Whenever I tell someone I am training for a marathon, it sounds ever so much more badass than it actually is. I mean, a marathon is 26.2 miles and thus is indeed badass just by existing. The longest I’ve ever run is a 10K (6.2 miles) and that came with great suffering on my behalf. So in order to finish the marathon, I just have to do that like 4 more times! In the same race. On the same day.

However, at this very moment? I am not in a good training space. I am not into it. A little bit of rain yesterday wimped me out. The other day it was because it was 10 degrees too hot. Sometimes it’s because I’m too lazy to gather my stuff to go to the gym.

This rebellion on my part would be understandable if I were not into it because maybe I was burned out from all the mileage I was putting in, but when you’re only walking and running for 20 to 30 minutes, there is no excuse.

When I was a pre-adolescent, I had a lot of inferiority complexes about a lot of things. One of them was feeling like I was bad at sports in comparison to my friends. To me, running was my thing because let’s face it, I was otherwise no athlete. If a ball was going to hit anyone in the face during gym class, it was going to be me. And don’t get me started on all the traumatic memories surrounding picking teams in gym class.

But at some time in the early 80s when everyone else was prancing around in their aerobics leg warmers and Fame leotards, my dad took up running. He trained almost every day, and his goal was to run in as many 10K races as possible. He trained with a friend who was into marathons and who pushed them to run extraordinary distances (to me, 10 miles seemed, well, crazy talk!). My dad had been quite chubby and within a short period of time, he was a lean, mean, runner living off endorphin highs. Oh, how I longed for my very own endorphin high.
At the time, I was taking ballet lessons, which I did not like. I think I wanted to like ballet, but it was definitely not for me. For one thing, the ballet classes met during the precious few hours of daylight between school and dark when I wanted to be outside playing with my friends (yes, readers, this was before the internet, before video games, before decent television – kids actually played outside in those days!) But more importantly, imagine someone with three legs who had had reached her full, towering height of 5’2” and development at the age of ten being in a class of flat-chested little girls not being the elephant in the room. Impossible, right?
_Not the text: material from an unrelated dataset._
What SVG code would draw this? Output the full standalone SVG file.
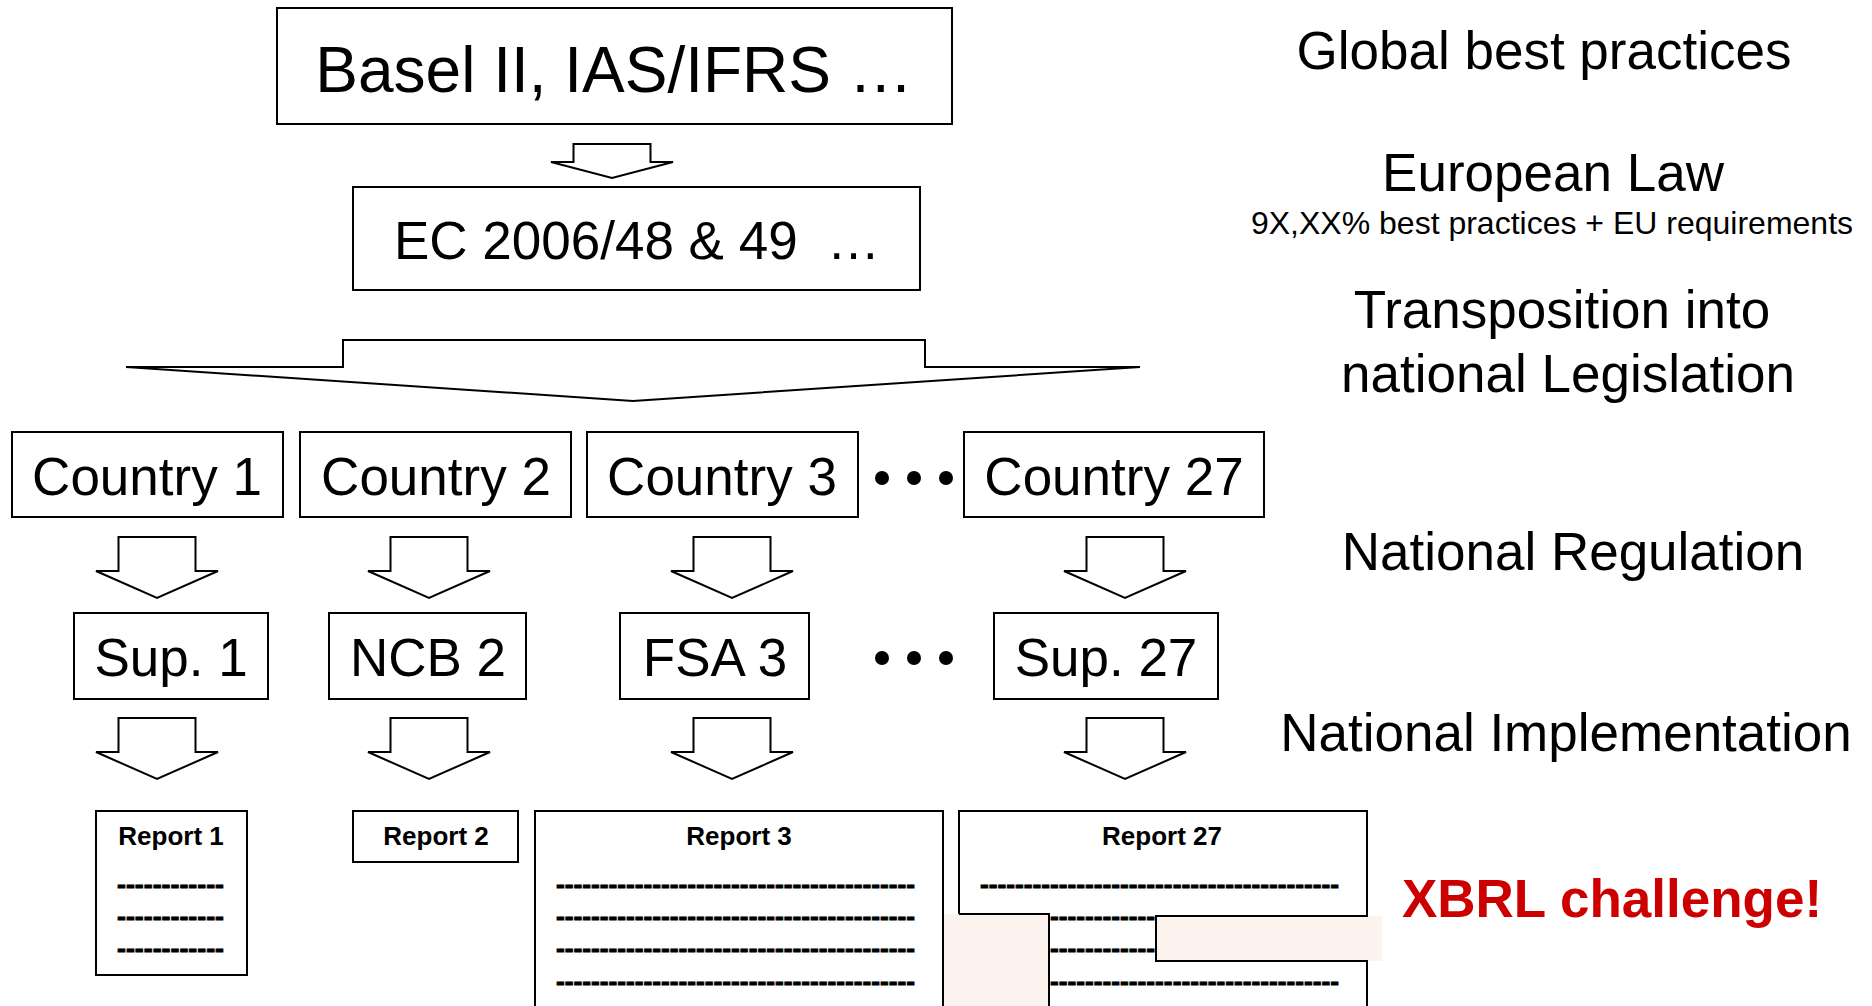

When I started running to imitate my dad and also because my mom told me I didn’t need to take ballet lessons anymore if I took up running for real, something clicked. The endorphins might have clouded my mind a little, but here was a sport I could do. It did not involve balls flying at my head or teammates screaming at me or prancing elephants. As far as pre-adolescent embarrassment, the worst I ever got from running was one obnoxious boy who used to sing the Rocky theme whenever he saw me running by (did I mention it was the 80’s?).

I loved making running challenges for myself. I loved how one week I could say I was only running 1 mile per run, but the next week I could move it up to 2 miles, building up slowly until I was running for an unimaginable 4-5 miles. I loved how fast I could get in shape, how marvelous the endorphins were. Sure, I was suffering while running, cursing every step, every gasp, but afterwards? No other sport since has ever given me the kind of endorphins that running does.

That’s why running is impossible to quit for me. Every year I say I’m going to quit running. It’s bad for my knees, not necessary to keep in shape, and it’s hard on the joints. It’s sweaty and messy. It’s time-consuming. And so every year I make a melodramatic announcement that running is not for me anymore, that tragically I must leave running for the people without knee and back problems, who are ten to fifteen years younger than me. But then that itch comes back, that need to create challenges for myself, that need to suffer until I hit that high.

So today I am training for a marathon. Doesn’t that sound badass to you? I thought so.